Gradually, Schofield acquires his dead friend’s gallantry. In a cellar in Ecoust, where Schofield encounters a French woman hiding with a baby she has saved, Schofield recites a bit of Edward Lear’s 1871 poem “The Jumblies” to soothe the child: “They went to sea in a Sieve, they did,/ In a sieve, they went to sea:/ In spite of all their friends could say,/ On a winter’s morn, on a stormy day,/ In a Sieve they went to sea!” This inclusion of this poem may at first appear to be about the folly of Blake and Schofield’s mission. Surely, like the sailors in the story, they are doomed. But, in an ending as improbable as 1917’s, the full poem culminates in success for the band of believing fools. The moment is about the power of Blake’s faith in their mission—a faith so strong that it carries Schofield past his own reluctance and, eventually, to a result that’s nothing short of miraculous.

The climax—the moment that reveals Schofield as the true heir to Blake’s valor and confirms the movie’s conviction that heroism is possible even in a big mess of a war—is the movie’s most ridiculous scene. Unarmed and protected only by plot armor, Schofield runs across an open battlefield, dodging bombs, bullets, and his fellow British soldiers as they go over the top. When he reaches MacKenzie (Benedict Cumberbatch) and tries to deliver the general’s new orders, the perfectly turned-out officer is momentarily irritated. I thought for a minute, “Oh my God, what if he really won’t do it?” That might have been an ending true to this conflict, but 1917 is not that movie. MacKenzie calls his soldiers back. “Well done, lad,” a major who has observed the scene tells Schofield.

The fact that Schofield didn’t stop the entire tragedy from unfolding—only a portion of it—feels almost beside the point. He did it!

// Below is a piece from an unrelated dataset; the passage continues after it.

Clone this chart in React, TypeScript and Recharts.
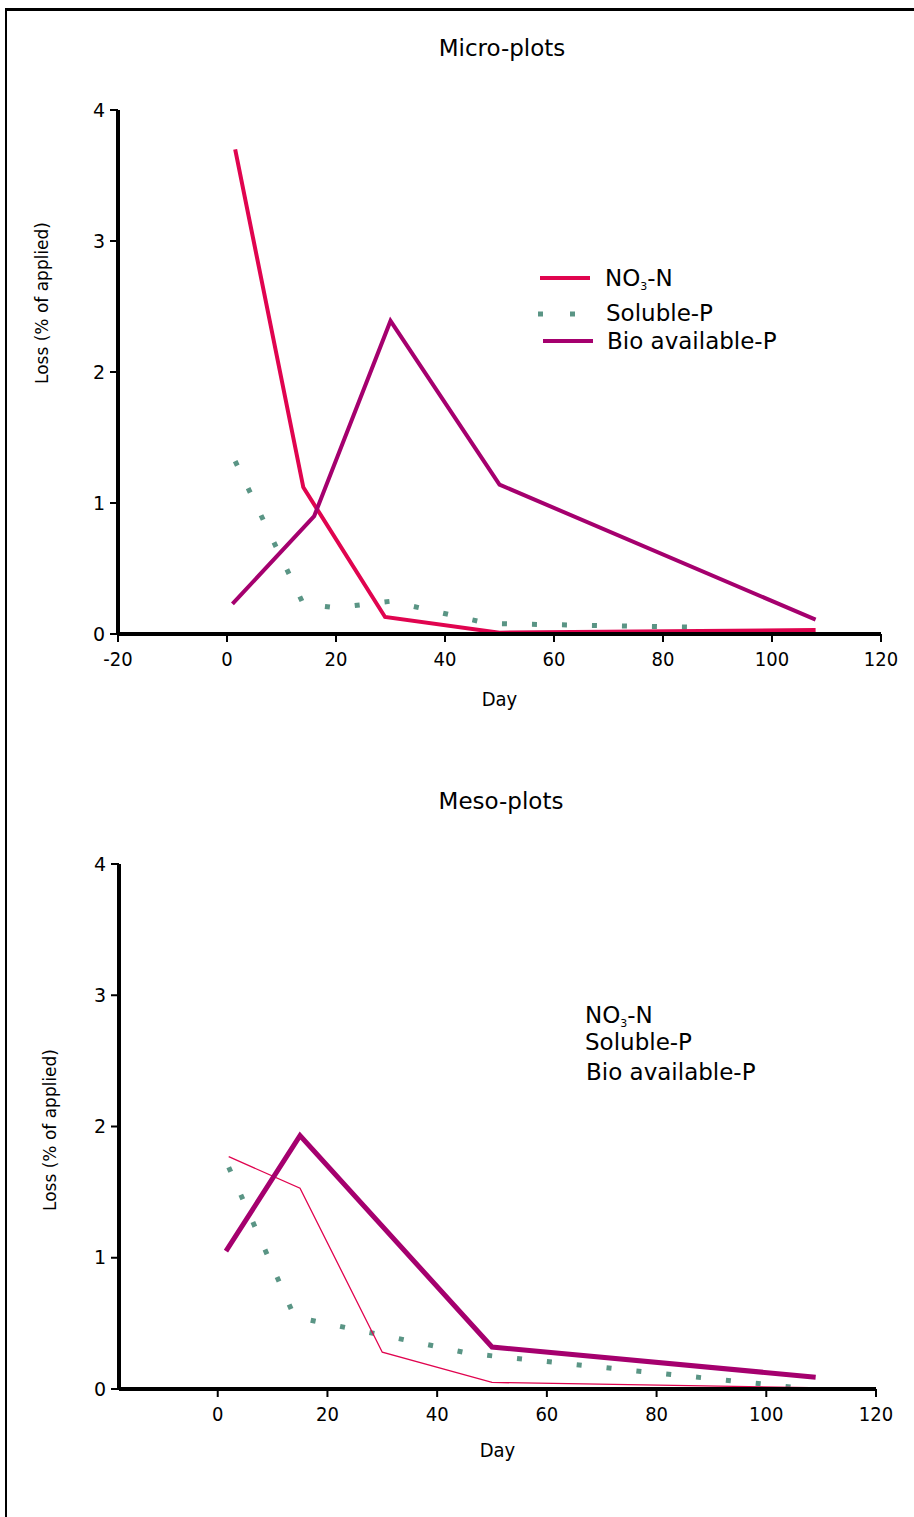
import React from 'react';
import { LineChart, Line, XAxis, YAxis } from 'recharts';

// Micro-plots
const microNo3Day = [1.5, 14, 29, 50, 108];
const microNo3Loss = [3.7, 1.12, 0.13, 0.01, 0.03];
const microSolDay = [1.5, 14, 20, 30, 48, 88];
const microSolLoss = [1.32, 0.23, 0.2, 0.25, 0.08, 0.05];
const microBioDay = [1, 16, 30, 50, 108];
const microBioLoss = [0.23, 0.9, 2.39, 1.14, 0.11];

// Meso-plots
const mesoNo3Day = [2, 15, 30, 50, 108];
const mesoNo3Loss = [1.77, 1.53, 0.28, 0.05, 0.01];
const mesoSolDay = [2, 14, 46, 108];
const mesoSolLoss = [1.69, 0.55, 0.27, 0.0];
const mesoBioDay = [1.5, 15, 50, 109];
const mesoBioLoss = [1.05, 1.93, 0.32, 0.09];

const microDayTicks = [-20, 0, 20, 40, 60, 80, 100, 120];
const mesoDayTicks = [0, 20, 40, 60, 80, 100, 120];
const lossTicks = [0, 1, 2, 3, 4];

const NO3 = '#E0044F';
const BIO = '#A5006E';
const SOL = '#5A9585';

const SANS = "'DejaVu Sans', sans-serif";
const NARROW = "'Liberation Sans Narrow', 'DejaVu Sans Condensed', 'Liberation Sans', sans-serif";

const toPoints = (days: number[], losses: number[]) =>
    days.map((day, i) => ({ day, loss: losses[i] }));

const axisLine = { stroke: '#000', strokeWidth: 4 };
const tickLine = { stroke: '#000', strokeWidth: 2 };

const No3Label = () => (
    <span>NO<sub style={{ fontSize: 11, verticalAlign: -4 }}>3</sub>-N</span>
);

const YTitle: React.FC<{ cx: number; cy: number }> = ({ cx, cy }) => (
    <div style={{
        position: 'absolute', left: cx - 110, top: cy - 11, width: 220, height: 22,
        textAlign: 'center', fontFamily: SANS, fontSize: 17, lineHeight: '22px',
        transform: 'rotate(-90deg)', whiteSpace: 'nowrap'
    }}>Loss (% of applied)</div>
);

const Title: React.FC<{ cx: number; cy: number; text: string }> = ({ cx, cy, text }) => (
    <div style={{
        position: 'absolute', left: cx - 150, top: cy - 14, width: 300, height: 28,
        textAlign: 'center', fontFamily: SANS, fontSize: 23, lineHeight: '28px'
    }}>{text}</div>
);

const legendText: React.CSSProperties = {
    position: 'absolute', fontFamily: SANS, fontSize: 23, lineHeight: '28px', whiteSpace: 'nowrap'
};

export default function App() {
    return (
        <div style={{ position: 'absolute', left: 0, top: 0, width: 914, height: 1517, background: '#fff', overflow: 'hidden' }}>
            <div style={{ position: 'absolute', left: 5, top: 8, right: 0, bottom: 0, borderLeft: '2px solid #000', borderTop: '3px solid #000' }} />

            {/* Micro-plots */}
            <div style={{ position: 'absolute', left: 0, top: 0 }}>
                <LineChart width={914} height={730} margin={{ top: 110, right: 33, bottom: 16, left: 58 }}>
                    <XAxis
                        type="number" dataKey="day" domain={[-20, 120]} ticks={microDayTicks} allowDataOverflow
                        height={80} axisLine={axisLine} tickLine={tickLine} tickSize={8} tickMargin={10}
                        tick={{ fill: '#000', fontSize: 20, fontFamily: NARROW }}
                        label={{ value: 'Day', position: 'insideBottom', offset: 8, fill: '#000', fontSize: 20, fontFamily: NARROW }}
                    />
                    <YAxis
                        type="number" domain={[0, 4]} ticks={lossTicks} width={60}
                        axisLine={axisLine} tickLine={tickLine} tickSize={8} tickMargin={5}
                        tick={{ fill: '#000', fontSize: 19, fontFamily: SANS }}
                    />
                    <Line data={toPoints(microSolDay, microSolLoss)} dataKey="loss" type="linear" stroke={SOL} strokeWidth={5}
                        strokeDasharray="5 25" dot={false} activeDot={false} isAnimationActive={false} />
                    <Line data={toPoints(microNo3Day, microNo3Loss)} dataKey="loss" type="linear" stroke={NO3} strokeWidth={4}
                        dot={false} activeDot={false} isAnimationActive={false} />
                    <Line data={toPoints(microBioDay, microBioLoss)} dataKey="loss" type="linear" stroke={BIO} strokeWidth={4}
                        dot={false} activeDot={false} isAnimationActive={false} />
                </LineChart>
            </div>
            <Title cx={502} cy={48} text="Micro-plots" />
            <YTitle cx={42} cy={303} />

            {/* legend, micro */}
            <svg style={{ position: 'absolute', left: 530, top: 260 }} width={80} height={100}>
                <line x1={10} x2={60} y1={18} y2={18} stroke={NO3} strokeWidth={4} />
                <line x1={8} x2={50} y1={54} y2={54} stroke={SOL} strokeWidth={5} strokeDasharray="5 27" />
                <line x1={13} x2={63} y1={81} y2={81} stroke={BIO} strokeWidth={4} />
            </svg>
            <div style={{ ...legendText, left: 605, top: 264 }}><No3Label /></div>
            <div style={{ ...legendText, left: 606, top: 299 }}>Soluble-P</div>
            <div style={{ ...legendText, left: 607, top: 327 }}>Bio available-P</div>

            {/* Meso-plots */}
            <div style={{ position: 'absolute', left: 0, top: 760 }}>
                <LineChart width={914} height={760} margin={{ top: 104, right: 38, bottom: 51, left: 59 }}>
                    <XAxis
                        type="number" dataKey="day" domain={[-18, 120]} ticks={mesoDayTicks} allowDataOverflow
                        height={80} axisLine={axisLine} tickLine={tickLine} tickSize={8} tickMargin={10}
                        tick={{ fill: '#000', fontSize: 20, fontFamily: NARROW }}
                        label={{ value: 'Day', position: 'insideBottom', offset: 12, fill: '#000', fontSize: 20, fontFamily: NARROW }}
                    />
                    <YAxis
                        type="number" domain={[0, 4]} ticks={lossTicks} width={60}
                        axisLine={axisLine} tickLine={tickLine} tickSize={8} tickMargin={5}
                        tick={{ fill: '#000', fontSize: 19, fontFamily: SANS }}
                    />
                    <Line data={toPoints(mesoSolDay, mesoSolLoss)} dataKey="loss" type="linear" stroke={SOL} strokeWidth={5}
                        strokeDasharray="5 25" dot={false} activeDot={false} isAnimationActive={false} />
                    <Line data={toPoints(mesoNo3Day, mesoNo3Loss)} dataKey="loss" type="linear" stroke={NO3} strokeWidth={1.3}
                        dot={false} activeDot={false} isAnimationActive={false} />
                    <Line data={toPoints(mesoBioDay, mesoBioLoss)} dataKey="loss" type="linear" stroke={BIO} strokeWidth={5}
                        dot={false} activeDot={false} isAnimationActive={false} />
                </LineChart>
            </div>
            <Title cx={501} cy={801} text="Meso-plots" />
            <YTitle cx={50} cy={1130} />

            {/* legend, meso (text only, as in the original) */}
            <div style={{ ...legendText, left: 585, top: 1001 }}><No3Label /></div>
            <div style={{ ...legendText, left: 585, top: 1028 }}>Soluble-P</div>
            <div style={{ ...legendText, left: 586, top: 1058 }}>Bio available-P</div>
        </div>
    );
}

As Noah Berlatsky wrote for Slate in 2017 when Christopher Nolan’s Dunkirk came out, that movie, while not wholly “anti-war,” was exceptional in its depiction of a failure: the evacuation of British troops from territory they had hoped to hold. “For all its gunfire and heavy artillery,” Berlatsky wrote, “Dunkirk shows that war can also mean impotence.” 1917 offers a fantasy along opposite lines: that a war, even a senseless one, offers men camaraderie far beyond what’s available to civilians—along with the chance to make a real difference.

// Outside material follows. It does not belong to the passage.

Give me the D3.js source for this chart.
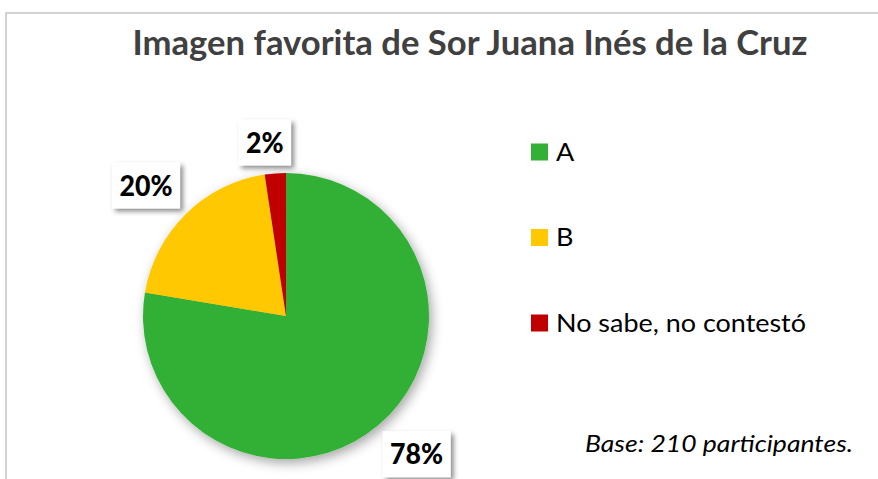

Some of the best evidence supporting François Truffaut’s famous observation that “Every film about war ends up being pro-war” is the way U.S. troops a generation removed from the Vietnam War have repurposed “Ride of the Valkyries,” the Wagner theme that soundtracks a massacre in Apocalypse Now, as pump-up music. In a scene from the 2005 Persian Gulf War movie Jarhead, based on a memoir by Anthony Swofford, Marines watch the “Ride of the Valkyries” scene, singing along raucously, cheering for the helicopters that attack a Vietnamese village from the air. It was Sam Mendes who directed Jarhead—a fact that confuses me. Maybe 1917’s story, which Mendes based on an account his grandfather told him about his own service in the war, was just too close to his heart for him to keep the kind of critical distance he would have needed to prevent this war story from turning into a grand old adventure.

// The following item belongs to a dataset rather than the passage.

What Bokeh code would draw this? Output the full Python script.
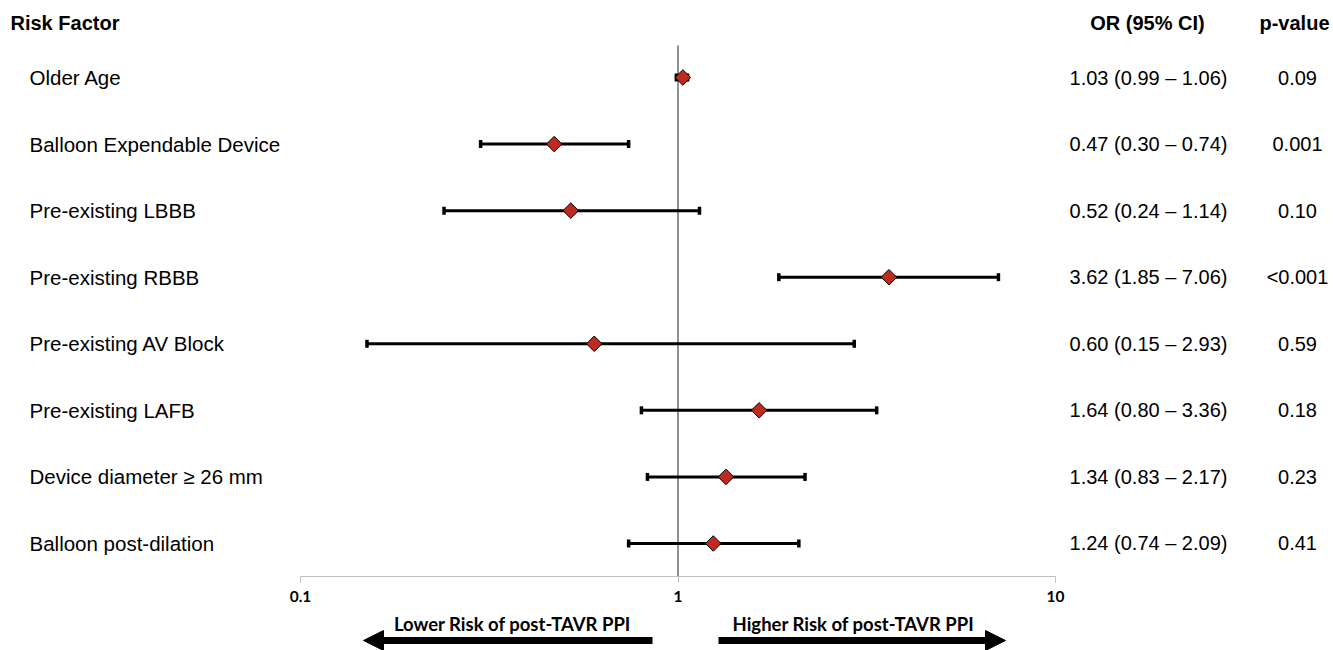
import numpy as np
from bokeh.plotting import figure
from bokeh.layouts import column
from bokeh.models import Range1d, FixedTicker, CustomJSTickFormatter, Arrow, NormalHead, ColumnDataSource
from bokeh.core.properties import value
from bokeh.embed import file_html
from bokeh.resources import INLINE

# ---- data ----
factors = ["Older Age", "Balloon Expendable Device", "Pre-existing LBBB", "Pre-existing RBBB",
           "Pre-existing AV Block", "Pre-existing LAFB", "Device diameter \u2265 26 mm", "Balloon post-dilation"]
odds = [1.03, 0.47, 0.52, 3.62, 0.60, 1.64, 1.34, 1.24]
ci_low = [0.99, 0.30, 0.24, 1.85, 0.15, 0.80, 0.83, 0.74]
ci_high = [1.06, 0.74, 1.14, 7.06, 2.93, 3.36, 2.17, 2.09]
p_values = ["0.09", "0.001", "0.10", "<0.001", "0.59", "0.18", "0.23", "0.41"]
tick_values = [0.1, 1, 10]
left_label = "Lower Risk of post-TAVR PPI"
right_label = "Higher Risk of post-TAVR PPI"

rows = list(range(len(factors)))
or_text = [f"{o:.2f} ({l:.2f} \u2013 {h:.2f})" for o, l, h in zip(odds, ci_low, ci_high)]

src = ColumnDataSource(dict(y=rows, factor=factors, odds=odds, lo=ci_low, hi=ci_high,
                            ortxt=or_text, p=p_values))

# ---- layout constants (log-space positions) ----
PPD = 377.5  # pixels per decade
def lx(px):  # pixel x to data x
    return 10 ** (-1 + (px - 300) / PPD)

W = 1333
x_range = Range1d(lx(0), lx(W))
FONT = value("Liberation Sans")
CAL = value("Lato")

top = figure(width=W, height=608, x_axis_type="log", x_range=x_range,
             y_range=Range1d(7.496, -1.1567), output_backend="svg", toolbar_location=None,
             y_axis_location=None, min_border_left=0, min_border_right=0, min_border_top=0,
             min_border_bottom=32)
top.outline_line_color = None
top.grid.visible = False
top.background_fill_color = "white"

ax = top.xaxis[0]
ax.bounds = (0.1, 10)
ax.ticker = FixedTicker(ticks=tick_values, minor_ticks=[])
ax.formatter = CustomJSTickFormatter(code="return tick.toString()")
ax.axis_line_color = "#BFBFBF"
ax.major_tick_line_color = "#BFBFBF"
ax.minor_tick_line_color = None
ax.major_tick_out = 6
ax.major_tick_in = 0
ax.major_label_standoff = 8
ax.major_label_text_font = "Lato"
ax.major_label_text_font_style = "bold"
ax.major_label_text_font_size = "15.5px"
ax.major_label_text_color = "black"

# reference line at OR = 1
top.segment(x0=[1], y0=[-0.481], x1=[1], y1=[7.6], line_color="#222222", line_width=1)

# CI lines and caps
top.segment(x0="lo", y0="y", x1="hi", y1="y", source=src, line_color="black", line_width=3)
top.rect(x="lo", y="y", width=3.5, height=8, width_units="screen", height_units="screen",
         source=src, fill_color="black", line_color=None)
top.rect(x="hi", y="y", width=3.5, height=8, width_units="screen", height_units="screen",
         source=src, fill_color="black", line_color=None)

# diamonds
top.scatter(x="odds", y="y", source=src, marker="square", angle=np.pi / 4, size=11,
            fill_color="#BE2A1E", line_color="black", line_width=1)

# headers
hy = -0.8112
top.text(x=[lx(10)], y=[hy], text=["Risk Factor"], text_font=FONT, text_font_style="bold",
         text_font_size="20px", text_baseline="middle", text_align="left", text_color="black")
top.text(x=[lx(1147)], y=[hy], text=["OR (95% CI)"], text_font=FONT, text_font_style="bold",
         text_font_size="20px", text_baseline="middle", text_align="center", text_color="black")
top.text(x=[lx(1294)], y=[hy], text=["p-value"], text_font=FONT, text_font_style="bold",
         text_font_size="20px", text_baseline="middle", text_align="center", text_color="black")

# row texts
top.text(x=lx(29), y="y", text="factor", source=src, text_font=FONT, text_font_size="20.5px",
         text_baseline="middle", text_align="left", text_color="black")
top.text(x=lx(1148), y="y", text="ortxt", source=src, text_font=FONT, text_font_size="20px",
         text_baseline="middle", text_align="center", text_color="black")
top.text(x=lx(1297), y="y", text="p", source=src, text_font=FONT, text_font_size="20px",
         text_baseline="middle", text_align="center", text_color="black")

# ---- bottom arrows ----
bot = figure(width=W, height=42, x_axis_type="log", x_range=x_range, y_range=Range1d(0, 42),
             output_backend="svg", toolbar_location=None, x_axis_location=None,
             y_axis_location=None, min_border_left=0, min_border_right=0, min_border_top=0,
             min_border_bottom=0)
bot.outline_line_color = None
bot.grid.visible = False

bot.add_layout(Arrow(end=NormalHead(size=20, fill_color="black", line_color="black"),
                     x_start=lx(652), y_start=10, x_end=lx(363), y_end=10,
                     line_width=7, line_color="black"))
bot.add_layout(Arrow(end=NormalHead(size=20, fill_color="black", line_color="black"),
                     x_start=lx(718), y_start=10, x_end=lx(1005), y_end=10,
                     line_width=7, line_color="black"))
bot.text(x=[lx(512), lx(853)], y=[27, 27], text=[left_label, right_label], text_font=CAL,
         text_font_style="bold", text_font_size="18.5px", text_baseline="middle",
         text_align="center", text_color="black")

layout = column(top, bot, spacing=0)
open("out.html", "w").write(file_html(layout, INLINE))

Swofford has more recently written about the way that the boot-camp scenes in Full Metal Jacket, Stanley Kubrick’s brutal, nihilistic Vietnam movie, thrilled him and made him want to join the military. This dark vision of the making of soldiers out of boys seemed “beautiful and profane and dangerous,” Swofford recalled. “It was funny and effective in the darkest parts of me. It’s funny and effective in the darkest parts of us all.” 1917 wants to pay tribute to the best in us, but it also speaks to the parts of us that want to see a hero emerge from a pointless war, thereby giving that war a point.

The film’s legacy may be the same as that of those seafarers in “The Jumblies.” At the end of Lear’s nonsense poem, the sailors return safely home, “grown tall” and bursting with stories, and are welcomed with a feast. The onlookers, inspired, draw the all-too-obvious conclusion:  “We too will go to sea in a Sieve.”